Oireachtas Joint and Select Committees

Tuesday, 28 April 2015

Joint Oireachtas Committee on Agriculture, Food and the Marine

Basic Payment Scheme and GLAS: Discussion (Resumed)

2:00 pm

Photo of Andrew DoyleAndrew Doyle (Wicklow, Fine Gael) | Oireachtas source

To be helpful, as Deputy Fitzmaurice said, there is a lot of good land about which this issue does not arise. The Deputy is talking about marginal land. It goes back to the point made earlier that the Department will brief all the advisory services and, I presume, its own inspectors. With regard to the applications, 90% of the time they will be submitted with the assistance of a professional planner who will need to take a lead on this and offer guidance. I appreciate that the officials are trying to allow flexibility. I would consider that photograph to be fairly straightforward. More often than not it will arise in a commonage, although not exclusively, and there may be a plan stating that this forms part of the nature of the terrain and it is part and parcel of the eligible area.
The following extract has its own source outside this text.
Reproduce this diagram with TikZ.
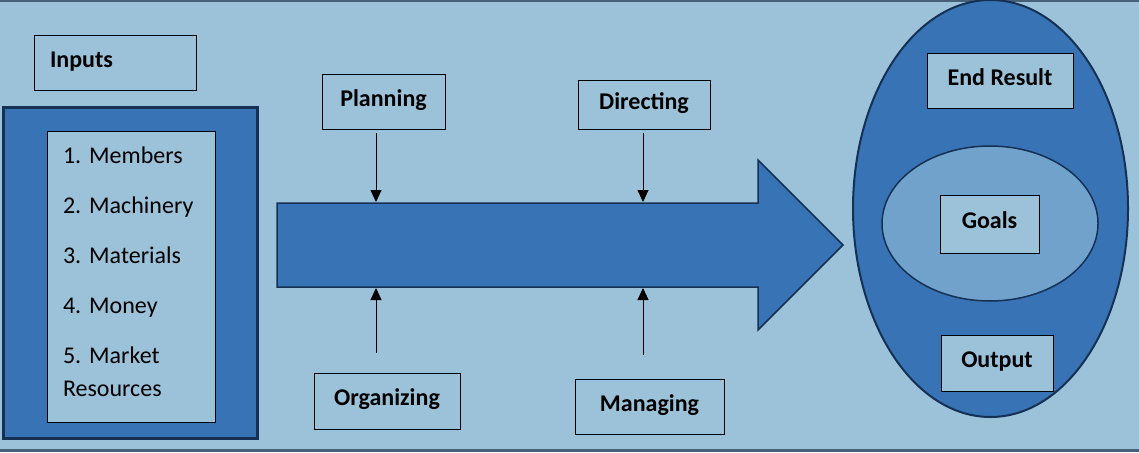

There may be a proper vegetation management plan, for which the Department of Agriculture, Food and the Marine officials acknowledged pragmatic protocols with respect to burning should be in place, similar to what is in Scotland where no one can argue about the biodiversity being intact. To take the example of the extreme case of the Burren, a regime was put in place initially which would have damaged the environment because there was not meant to be any livestock grazing during the winter and the early spring when the hazel gets out of control and upsets the entire balance of the ecosystem. It is technically not grazing land for some of the time when it is grazed. It goes back to the mapping and the photograph. It depends on the time of year the photograph is taken, and the fern is probably the best example of that. A common-sense approach is required. The basic point is that the people who will assist farmers in making the application - not all the land will be subject to the 1 million parcels audit under the land parcel identification system - will be very familiar with the guidelines. We could short-circuit many of the concerns people have, and this is a critical year for everyone in terms of setting the base line.

I ask that we would move on. I am conscious that we have not reached the area on the inspections. A question was posed by Deputy Fitzmaurice about rock outcrop. Was rock outcrop always excluded?